STATED EXERCISE: Write the lines out again, from the top of the material to the line containing "0.962, 0.974, 0.985];", pictures excluded.

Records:
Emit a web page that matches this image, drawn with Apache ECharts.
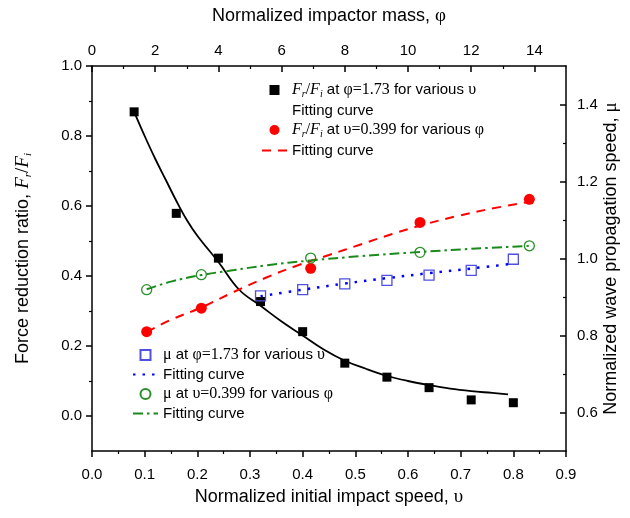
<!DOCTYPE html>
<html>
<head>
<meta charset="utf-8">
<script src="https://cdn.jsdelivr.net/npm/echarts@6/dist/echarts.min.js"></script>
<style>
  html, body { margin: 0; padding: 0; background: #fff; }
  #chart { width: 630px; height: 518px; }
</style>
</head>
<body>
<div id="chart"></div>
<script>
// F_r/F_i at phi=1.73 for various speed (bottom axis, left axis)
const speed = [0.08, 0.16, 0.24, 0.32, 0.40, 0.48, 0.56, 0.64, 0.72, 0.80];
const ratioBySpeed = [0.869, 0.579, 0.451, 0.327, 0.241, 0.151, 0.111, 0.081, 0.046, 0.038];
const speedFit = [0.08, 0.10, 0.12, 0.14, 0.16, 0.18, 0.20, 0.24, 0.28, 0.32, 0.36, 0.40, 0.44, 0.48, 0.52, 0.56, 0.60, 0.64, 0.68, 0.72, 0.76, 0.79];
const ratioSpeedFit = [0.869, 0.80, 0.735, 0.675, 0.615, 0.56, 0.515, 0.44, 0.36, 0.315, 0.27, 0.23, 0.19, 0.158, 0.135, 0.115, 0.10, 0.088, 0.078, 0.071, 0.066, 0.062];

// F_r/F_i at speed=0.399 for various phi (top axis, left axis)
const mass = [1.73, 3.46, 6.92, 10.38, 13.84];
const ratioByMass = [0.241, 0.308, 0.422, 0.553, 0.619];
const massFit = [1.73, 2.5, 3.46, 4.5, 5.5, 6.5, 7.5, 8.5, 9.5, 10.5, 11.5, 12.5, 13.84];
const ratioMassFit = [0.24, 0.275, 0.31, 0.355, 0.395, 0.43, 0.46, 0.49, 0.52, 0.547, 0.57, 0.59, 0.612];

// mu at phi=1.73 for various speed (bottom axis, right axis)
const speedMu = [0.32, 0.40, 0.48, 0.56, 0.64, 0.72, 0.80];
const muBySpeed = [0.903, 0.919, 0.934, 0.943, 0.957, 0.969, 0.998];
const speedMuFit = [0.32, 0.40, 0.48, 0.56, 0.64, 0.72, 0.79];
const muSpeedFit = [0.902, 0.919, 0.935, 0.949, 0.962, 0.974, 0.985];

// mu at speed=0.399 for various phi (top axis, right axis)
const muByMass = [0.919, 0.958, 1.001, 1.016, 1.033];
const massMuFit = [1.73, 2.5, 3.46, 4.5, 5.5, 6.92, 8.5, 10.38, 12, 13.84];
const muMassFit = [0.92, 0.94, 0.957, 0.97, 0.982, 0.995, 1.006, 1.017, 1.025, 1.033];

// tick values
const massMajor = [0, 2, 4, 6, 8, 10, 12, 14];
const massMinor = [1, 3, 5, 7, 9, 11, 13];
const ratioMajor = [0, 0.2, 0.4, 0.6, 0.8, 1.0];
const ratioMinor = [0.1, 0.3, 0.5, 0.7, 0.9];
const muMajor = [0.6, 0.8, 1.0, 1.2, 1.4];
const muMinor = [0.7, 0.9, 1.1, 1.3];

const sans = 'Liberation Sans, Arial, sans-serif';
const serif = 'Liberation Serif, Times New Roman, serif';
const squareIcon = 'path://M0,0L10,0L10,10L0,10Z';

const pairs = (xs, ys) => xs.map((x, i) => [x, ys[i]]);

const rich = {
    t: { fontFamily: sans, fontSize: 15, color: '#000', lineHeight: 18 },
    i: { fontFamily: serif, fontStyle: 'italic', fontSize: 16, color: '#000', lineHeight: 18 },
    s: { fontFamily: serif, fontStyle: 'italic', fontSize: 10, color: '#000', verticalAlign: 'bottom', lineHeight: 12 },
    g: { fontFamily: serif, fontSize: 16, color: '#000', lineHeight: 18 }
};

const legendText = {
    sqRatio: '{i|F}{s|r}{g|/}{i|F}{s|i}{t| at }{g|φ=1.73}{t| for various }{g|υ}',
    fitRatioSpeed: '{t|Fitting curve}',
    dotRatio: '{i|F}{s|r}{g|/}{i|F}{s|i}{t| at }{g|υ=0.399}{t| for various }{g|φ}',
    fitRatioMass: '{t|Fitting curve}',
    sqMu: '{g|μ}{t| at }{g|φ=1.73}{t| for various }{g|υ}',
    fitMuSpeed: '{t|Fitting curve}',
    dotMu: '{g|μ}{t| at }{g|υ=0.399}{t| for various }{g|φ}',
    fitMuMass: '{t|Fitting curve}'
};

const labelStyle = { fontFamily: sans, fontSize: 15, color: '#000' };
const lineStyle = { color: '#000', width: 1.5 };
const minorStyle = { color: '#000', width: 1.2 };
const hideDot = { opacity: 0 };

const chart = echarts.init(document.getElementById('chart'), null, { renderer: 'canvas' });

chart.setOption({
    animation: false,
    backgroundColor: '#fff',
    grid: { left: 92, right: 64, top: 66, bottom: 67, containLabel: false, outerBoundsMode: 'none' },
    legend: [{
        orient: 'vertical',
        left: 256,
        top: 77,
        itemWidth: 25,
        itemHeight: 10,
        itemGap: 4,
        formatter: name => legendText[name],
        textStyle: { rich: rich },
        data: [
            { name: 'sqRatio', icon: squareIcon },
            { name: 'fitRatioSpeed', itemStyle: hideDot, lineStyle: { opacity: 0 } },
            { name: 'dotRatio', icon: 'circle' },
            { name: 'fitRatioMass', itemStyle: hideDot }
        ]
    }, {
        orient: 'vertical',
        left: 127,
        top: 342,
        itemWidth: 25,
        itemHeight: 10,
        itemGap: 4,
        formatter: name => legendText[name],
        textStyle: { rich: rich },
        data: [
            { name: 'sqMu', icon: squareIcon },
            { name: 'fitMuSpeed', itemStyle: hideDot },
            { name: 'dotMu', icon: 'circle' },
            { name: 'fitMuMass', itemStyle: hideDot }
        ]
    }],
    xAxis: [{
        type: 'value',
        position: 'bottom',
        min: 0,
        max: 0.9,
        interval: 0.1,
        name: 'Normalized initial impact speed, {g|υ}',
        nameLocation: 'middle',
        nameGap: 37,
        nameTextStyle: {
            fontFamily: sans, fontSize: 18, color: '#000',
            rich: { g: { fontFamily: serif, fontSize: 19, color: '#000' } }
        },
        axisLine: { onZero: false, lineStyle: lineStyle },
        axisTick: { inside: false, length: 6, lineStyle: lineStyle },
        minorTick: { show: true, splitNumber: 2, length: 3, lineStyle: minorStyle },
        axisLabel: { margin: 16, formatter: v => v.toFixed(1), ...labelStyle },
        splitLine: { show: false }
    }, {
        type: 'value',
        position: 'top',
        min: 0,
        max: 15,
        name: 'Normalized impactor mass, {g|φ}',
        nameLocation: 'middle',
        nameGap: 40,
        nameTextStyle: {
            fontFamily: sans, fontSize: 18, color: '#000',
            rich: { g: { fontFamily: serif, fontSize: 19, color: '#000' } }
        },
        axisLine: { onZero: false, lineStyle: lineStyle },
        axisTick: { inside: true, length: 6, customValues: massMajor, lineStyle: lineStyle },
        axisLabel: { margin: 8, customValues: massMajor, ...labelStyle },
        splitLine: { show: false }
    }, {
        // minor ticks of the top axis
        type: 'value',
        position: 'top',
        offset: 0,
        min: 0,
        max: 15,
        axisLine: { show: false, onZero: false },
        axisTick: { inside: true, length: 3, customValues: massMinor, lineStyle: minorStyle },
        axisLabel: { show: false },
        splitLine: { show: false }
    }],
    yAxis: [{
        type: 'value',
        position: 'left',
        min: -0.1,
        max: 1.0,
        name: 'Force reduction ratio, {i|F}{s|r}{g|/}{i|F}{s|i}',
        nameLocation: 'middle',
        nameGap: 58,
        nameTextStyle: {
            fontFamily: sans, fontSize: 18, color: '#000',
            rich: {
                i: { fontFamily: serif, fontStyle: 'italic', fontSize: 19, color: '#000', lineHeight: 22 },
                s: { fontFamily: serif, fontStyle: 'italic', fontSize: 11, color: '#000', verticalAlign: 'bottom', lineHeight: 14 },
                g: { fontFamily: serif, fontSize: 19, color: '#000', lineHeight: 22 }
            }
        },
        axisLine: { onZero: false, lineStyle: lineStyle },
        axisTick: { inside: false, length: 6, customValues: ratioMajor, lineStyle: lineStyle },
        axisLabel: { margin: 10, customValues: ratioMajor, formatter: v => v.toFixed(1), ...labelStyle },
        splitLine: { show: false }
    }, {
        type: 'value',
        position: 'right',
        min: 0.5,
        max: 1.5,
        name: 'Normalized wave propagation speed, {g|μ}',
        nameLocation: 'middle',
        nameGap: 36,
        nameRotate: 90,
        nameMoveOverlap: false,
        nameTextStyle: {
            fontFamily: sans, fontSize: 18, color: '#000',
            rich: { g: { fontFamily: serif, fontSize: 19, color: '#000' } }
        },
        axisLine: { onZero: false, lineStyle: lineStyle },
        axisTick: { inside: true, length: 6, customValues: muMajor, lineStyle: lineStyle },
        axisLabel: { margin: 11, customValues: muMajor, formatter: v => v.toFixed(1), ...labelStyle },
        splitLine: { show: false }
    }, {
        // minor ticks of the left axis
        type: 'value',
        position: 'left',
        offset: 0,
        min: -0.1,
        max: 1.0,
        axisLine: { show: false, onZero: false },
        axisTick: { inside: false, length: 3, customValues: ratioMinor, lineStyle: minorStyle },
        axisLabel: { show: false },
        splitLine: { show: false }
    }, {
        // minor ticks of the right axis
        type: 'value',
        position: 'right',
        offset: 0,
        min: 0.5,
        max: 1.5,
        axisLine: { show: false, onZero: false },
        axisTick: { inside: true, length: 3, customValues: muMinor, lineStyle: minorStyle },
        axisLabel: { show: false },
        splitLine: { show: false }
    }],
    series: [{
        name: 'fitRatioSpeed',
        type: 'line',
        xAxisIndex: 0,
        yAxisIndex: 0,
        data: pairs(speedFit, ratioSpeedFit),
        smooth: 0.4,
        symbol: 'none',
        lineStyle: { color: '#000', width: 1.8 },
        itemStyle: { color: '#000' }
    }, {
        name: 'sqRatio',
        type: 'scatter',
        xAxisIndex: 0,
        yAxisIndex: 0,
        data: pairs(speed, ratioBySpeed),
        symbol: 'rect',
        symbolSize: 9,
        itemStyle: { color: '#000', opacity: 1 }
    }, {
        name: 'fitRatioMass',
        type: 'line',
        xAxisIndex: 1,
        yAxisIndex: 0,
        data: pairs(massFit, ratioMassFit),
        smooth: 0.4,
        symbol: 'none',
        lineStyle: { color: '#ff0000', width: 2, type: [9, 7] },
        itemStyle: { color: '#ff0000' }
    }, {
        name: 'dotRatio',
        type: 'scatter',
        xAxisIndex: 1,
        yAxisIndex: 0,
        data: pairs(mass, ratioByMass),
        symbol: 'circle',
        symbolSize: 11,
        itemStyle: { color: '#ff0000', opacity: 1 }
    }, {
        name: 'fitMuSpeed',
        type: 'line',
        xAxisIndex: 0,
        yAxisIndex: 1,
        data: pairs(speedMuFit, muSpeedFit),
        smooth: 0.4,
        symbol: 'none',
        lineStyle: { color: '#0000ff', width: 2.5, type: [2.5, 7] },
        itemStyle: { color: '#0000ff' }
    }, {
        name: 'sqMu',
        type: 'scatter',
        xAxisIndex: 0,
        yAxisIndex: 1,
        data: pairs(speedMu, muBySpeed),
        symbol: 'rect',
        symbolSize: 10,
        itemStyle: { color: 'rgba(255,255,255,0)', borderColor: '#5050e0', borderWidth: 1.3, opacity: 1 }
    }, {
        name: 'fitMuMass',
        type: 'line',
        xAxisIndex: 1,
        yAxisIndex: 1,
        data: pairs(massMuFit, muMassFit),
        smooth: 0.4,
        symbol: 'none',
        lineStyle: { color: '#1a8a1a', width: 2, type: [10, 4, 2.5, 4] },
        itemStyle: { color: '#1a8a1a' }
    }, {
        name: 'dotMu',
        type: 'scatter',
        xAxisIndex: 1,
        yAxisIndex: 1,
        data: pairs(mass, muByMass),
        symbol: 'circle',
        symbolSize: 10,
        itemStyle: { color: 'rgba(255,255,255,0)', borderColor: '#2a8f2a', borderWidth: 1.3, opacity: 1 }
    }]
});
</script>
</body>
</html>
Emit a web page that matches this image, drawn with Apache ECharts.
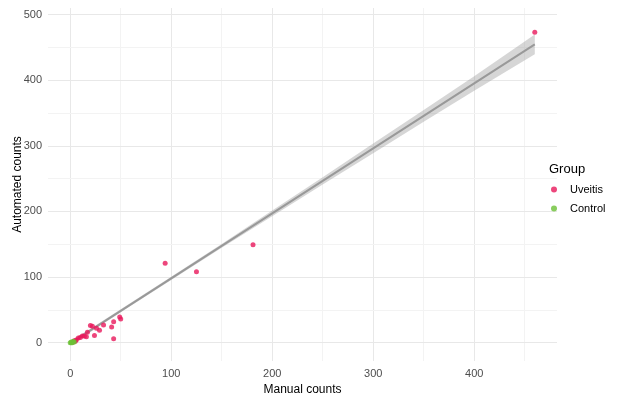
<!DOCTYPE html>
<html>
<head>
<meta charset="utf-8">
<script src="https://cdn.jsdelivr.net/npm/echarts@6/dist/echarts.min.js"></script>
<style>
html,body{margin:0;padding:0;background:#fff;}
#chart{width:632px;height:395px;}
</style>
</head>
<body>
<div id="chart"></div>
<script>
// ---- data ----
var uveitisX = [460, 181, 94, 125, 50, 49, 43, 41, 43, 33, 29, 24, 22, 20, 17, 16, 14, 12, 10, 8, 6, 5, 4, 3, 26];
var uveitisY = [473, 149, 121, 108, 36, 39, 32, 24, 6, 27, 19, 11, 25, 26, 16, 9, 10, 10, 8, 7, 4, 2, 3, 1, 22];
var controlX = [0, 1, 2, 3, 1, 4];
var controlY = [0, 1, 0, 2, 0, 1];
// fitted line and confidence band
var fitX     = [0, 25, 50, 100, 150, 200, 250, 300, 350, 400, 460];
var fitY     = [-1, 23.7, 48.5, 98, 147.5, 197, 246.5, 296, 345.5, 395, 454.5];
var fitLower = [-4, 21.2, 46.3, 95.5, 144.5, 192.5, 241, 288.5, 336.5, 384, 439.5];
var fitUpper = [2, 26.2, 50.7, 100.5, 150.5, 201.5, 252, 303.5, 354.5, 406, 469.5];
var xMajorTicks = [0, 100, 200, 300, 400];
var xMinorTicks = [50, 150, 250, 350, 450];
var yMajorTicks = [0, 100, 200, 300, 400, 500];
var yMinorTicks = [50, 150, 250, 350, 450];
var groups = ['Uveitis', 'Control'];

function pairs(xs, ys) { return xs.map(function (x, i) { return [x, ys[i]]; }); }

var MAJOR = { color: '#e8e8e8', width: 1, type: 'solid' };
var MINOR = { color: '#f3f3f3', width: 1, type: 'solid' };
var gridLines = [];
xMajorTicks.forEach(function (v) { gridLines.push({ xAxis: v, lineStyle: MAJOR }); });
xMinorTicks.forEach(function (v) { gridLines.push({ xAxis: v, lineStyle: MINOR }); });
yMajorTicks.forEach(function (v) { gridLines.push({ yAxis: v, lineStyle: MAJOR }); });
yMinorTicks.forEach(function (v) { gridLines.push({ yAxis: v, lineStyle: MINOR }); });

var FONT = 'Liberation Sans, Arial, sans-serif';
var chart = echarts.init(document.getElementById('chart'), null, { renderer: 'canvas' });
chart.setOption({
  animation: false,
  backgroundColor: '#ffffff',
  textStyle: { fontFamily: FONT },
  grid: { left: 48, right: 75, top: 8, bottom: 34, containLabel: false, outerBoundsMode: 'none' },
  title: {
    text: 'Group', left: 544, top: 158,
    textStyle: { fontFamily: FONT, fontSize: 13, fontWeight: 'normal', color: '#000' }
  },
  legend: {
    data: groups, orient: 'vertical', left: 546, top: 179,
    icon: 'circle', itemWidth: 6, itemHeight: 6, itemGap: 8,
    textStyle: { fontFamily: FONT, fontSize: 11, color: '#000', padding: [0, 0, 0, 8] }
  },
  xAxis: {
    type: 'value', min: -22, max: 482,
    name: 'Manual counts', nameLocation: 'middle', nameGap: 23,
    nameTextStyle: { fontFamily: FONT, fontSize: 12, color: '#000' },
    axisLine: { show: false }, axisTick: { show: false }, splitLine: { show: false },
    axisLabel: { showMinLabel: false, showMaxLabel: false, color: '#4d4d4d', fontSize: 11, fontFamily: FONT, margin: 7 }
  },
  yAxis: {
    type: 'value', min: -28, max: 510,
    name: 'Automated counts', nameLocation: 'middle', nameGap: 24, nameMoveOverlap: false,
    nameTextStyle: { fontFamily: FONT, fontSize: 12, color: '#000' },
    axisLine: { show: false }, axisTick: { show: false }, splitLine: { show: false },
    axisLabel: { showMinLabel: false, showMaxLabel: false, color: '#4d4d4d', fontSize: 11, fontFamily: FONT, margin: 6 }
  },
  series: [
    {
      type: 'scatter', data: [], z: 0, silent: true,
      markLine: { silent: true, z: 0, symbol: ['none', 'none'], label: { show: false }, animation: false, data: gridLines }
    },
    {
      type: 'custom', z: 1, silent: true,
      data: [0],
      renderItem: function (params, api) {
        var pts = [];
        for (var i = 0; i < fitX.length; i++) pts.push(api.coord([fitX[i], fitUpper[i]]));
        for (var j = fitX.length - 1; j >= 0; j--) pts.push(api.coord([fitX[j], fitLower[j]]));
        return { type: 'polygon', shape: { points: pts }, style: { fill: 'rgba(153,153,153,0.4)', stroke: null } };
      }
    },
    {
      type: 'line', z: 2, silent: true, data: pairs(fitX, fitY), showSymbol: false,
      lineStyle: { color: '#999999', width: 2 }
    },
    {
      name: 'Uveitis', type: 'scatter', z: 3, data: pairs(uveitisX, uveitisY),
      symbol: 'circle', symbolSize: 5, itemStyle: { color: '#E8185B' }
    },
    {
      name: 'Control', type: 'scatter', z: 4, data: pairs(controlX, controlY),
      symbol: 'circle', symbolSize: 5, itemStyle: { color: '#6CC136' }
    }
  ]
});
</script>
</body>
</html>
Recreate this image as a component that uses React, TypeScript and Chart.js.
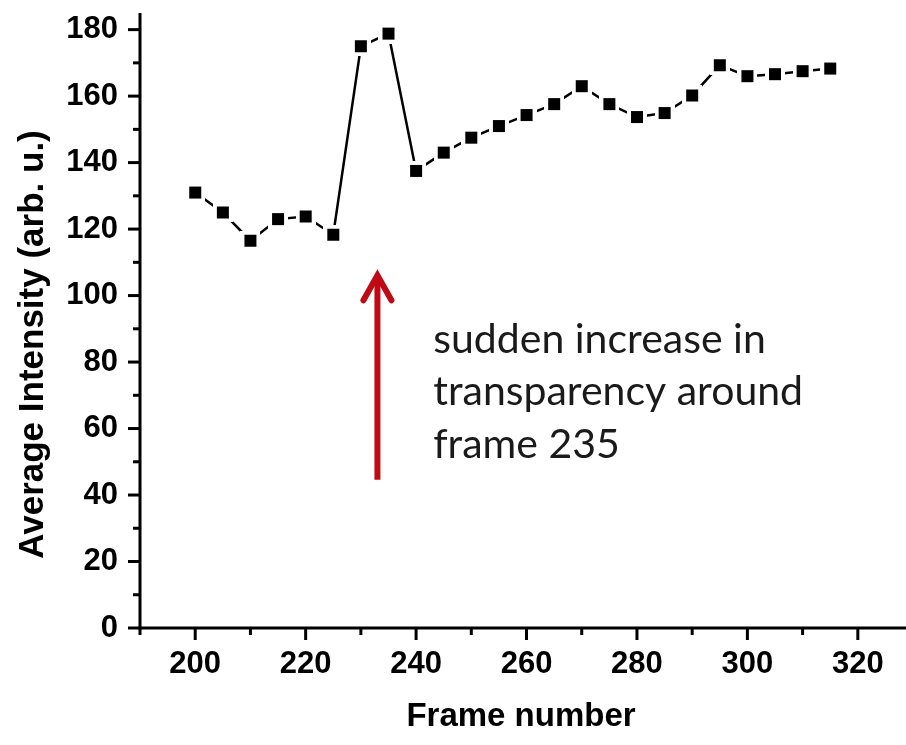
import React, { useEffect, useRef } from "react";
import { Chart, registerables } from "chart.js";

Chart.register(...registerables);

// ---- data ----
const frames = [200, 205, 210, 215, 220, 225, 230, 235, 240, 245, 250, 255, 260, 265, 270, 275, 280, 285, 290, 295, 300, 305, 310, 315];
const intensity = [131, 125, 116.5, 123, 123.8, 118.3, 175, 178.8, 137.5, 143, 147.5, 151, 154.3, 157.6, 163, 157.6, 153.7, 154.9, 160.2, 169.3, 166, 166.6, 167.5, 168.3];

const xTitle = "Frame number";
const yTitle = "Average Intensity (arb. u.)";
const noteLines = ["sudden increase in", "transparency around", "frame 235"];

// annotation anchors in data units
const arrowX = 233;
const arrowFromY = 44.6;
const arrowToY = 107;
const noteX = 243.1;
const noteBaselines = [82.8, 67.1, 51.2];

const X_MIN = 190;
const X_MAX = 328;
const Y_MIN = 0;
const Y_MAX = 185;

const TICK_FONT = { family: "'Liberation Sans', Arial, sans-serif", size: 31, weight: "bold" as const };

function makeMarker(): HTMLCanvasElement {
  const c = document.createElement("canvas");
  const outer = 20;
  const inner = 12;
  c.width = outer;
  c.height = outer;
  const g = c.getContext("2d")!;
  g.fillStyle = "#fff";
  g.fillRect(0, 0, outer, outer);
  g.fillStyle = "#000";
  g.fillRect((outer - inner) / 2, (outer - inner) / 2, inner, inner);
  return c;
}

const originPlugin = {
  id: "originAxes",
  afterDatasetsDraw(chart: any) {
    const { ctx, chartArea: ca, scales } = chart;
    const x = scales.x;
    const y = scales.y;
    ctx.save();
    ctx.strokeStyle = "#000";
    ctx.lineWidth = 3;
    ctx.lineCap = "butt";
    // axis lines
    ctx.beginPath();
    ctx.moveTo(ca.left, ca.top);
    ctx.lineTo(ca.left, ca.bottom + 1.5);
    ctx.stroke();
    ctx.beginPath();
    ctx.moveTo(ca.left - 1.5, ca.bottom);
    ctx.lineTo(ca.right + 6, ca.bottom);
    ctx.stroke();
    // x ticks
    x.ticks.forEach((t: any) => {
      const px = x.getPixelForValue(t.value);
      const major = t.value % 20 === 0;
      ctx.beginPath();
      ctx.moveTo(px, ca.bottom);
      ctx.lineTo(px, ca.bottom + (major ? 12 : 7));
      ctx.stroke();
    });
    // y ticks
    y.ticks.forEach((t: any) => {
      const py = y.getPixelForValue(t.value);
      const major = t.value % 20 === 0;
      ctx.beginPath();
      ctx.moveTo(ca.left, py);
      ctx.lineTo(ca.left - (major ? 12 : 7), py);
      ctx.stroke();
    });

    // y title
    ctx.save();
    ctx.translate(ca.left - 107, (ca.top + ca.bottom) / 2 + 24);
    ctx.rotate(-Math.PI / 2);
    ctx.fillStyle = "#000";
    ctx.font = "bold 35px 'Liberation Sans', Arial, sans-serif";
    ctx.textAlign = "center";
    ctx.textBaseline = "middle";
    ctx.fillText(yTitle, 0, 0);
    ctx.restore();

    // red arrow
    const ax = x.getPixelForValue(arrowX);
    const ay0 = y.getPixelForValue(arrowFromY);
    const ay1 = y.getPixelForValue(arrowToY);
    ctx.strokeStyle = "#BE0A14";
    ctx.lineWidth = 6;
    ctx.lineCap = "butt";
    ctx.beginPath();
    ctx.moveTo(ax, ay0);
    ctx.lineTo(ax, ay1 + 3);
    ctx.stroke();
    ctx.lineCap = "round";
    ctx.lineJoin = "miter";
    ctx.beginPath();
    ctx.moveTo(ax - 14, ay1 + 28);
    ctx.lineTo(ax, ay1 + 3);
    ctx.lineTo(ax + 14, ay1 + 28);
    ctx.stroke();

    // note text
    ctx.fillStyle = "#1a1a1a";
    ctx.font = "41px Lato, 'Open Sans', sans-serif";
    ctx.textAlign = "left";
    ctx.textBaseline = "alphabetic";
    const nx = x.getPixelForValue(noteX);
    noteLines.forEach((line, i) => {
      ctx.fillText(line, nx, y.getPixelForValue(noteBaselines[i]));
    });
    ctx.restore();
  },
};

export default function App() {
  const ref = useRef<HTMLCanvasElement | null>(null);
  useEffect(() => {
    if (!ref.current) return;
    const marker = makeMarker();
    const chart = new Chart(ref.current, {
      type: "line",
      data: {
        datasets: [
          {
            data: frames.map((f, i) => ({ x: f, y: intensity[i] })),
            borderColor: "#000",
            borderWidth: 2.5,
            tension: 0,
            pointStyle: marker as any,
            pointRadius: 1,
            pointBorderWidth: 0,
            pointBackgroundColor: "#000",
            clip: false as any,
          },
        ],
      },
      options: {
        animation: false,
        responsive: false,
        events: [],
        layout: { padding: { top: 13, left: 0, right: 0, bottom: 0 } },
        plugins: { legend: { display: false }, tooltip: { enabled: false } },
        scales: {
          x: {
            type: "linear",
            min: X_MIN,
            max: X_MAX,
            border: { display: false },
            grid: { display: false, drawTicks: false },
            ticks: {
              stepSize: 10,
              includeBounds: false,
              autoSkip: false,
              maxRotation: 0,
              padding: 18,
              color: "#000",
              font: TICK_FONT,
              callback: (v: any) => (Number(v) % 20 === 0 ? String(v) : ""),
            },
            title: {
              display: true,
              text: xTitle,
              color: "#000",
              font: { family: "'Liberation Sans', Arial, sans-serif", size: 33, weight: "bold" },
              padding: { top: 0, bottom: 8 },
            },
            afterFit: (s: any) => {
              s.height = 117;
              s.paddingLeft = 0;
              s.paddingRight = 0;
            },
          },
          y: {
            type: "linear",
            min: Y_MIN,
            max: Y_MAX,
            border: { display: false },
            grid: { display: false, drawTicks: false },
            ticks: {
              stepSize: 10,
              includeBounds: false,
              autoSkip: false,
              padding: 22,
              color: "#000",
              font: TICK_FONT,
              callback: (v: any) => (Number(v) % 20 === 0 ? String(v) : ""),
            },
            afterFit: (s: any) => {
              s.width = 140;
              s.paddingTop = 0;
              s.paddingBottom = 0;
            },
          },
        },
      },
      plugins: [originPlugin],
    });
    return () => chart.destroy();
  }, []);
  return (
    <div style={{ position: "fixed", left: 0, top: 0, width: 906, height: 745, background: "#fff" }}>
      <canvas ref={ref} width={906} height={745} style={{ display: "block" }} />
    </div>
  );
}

WRITTEN SOLUTION:
Emit a web page that matches this image, drawn with Apache ECharts.
<!DOCTYPE html>
<html>
<head>
<meta charset="utf-8">
<script src="https://cdn.jsdelivr.net/npm/echarts@6/dist/echarts.min.js"></script>
<style>
  html, body { margin: 0; padding: 0; background: #fff; }
  #chart { width: 630px; height: 518px; }
</style>
</head>
<body>
<div id="chart"></div>
<script>
// F_r/F_i at phi=1.73 for various speed (bottom axis, left axis)
const speed = [0.08, 0.16, 0.24, 0.32, 0.40, 0.48, 0.56, 0.64, 0.72, 0.80];
const ratioBySpeed = [0.869, 0.579, 0.451, 0.327, 0.241, 0.151, 0.111, 0.081, 0.046, 0.038];
const speedFit = [0.08, 0.10, 0.12, 0.14, 0.16, 0.18, 0.20, 0.24, 0.28, 0.32, 0.36, 0.40, 0.44, 0.48, 0.52, 0.56, 0.60, 0.64, 0.68, 0.72, 0.76, 0.79];
const ratioSpeedFit = [0.869, 0.80, 0.735, 0.675, 0.615, 0.56, 0.515, 0.44, 0.36, 0.315, 0.27, 0.23, 0.19, 0.158, 0.135, 0.115, 0.10, 0.088, 0.078, 0.071, 0.066, 0.062];

// F_r/F_i at speed=0.399 for various phi (top axis, left axis)
const mass = [1.73, 3.46, 6.92, 10.38, 13.84];
const ratioByMass = [0.241, 0.308, 0.422, 0.553, 0.619];
const massFit = [1.73, 2.5, 3.46, 4.5, 5.5, 6.5, 7.5, 8.5, 9.5, 10.5, 11.5, 12.5, 13.84];
const ratioMassFit = [0.24, 0.275, 0.31, 0.355, 0.395, 0.43, 0.46, 0.49, 0.52, 0.547, 0.57, 0.59, 0.612];

// mu at phi=1.73 for various speed (bottom axis, right axis)
const speedMu = [0.32, 0.40, 0.48, 0.56, 0.64, 0.72, 0.80];
const muBySpeed = [0.903, 0.919, 0.934, 0.943, 0.957, 0.969, 0.998];
const speedMuFit = [0.32, 0.40, 0.48, 0.56, 0.64, 0.72, 0.79];
const muSpeedFit = [0.902, 0.919, 0.935, 0.949, 0.962, 0.974, 0.985];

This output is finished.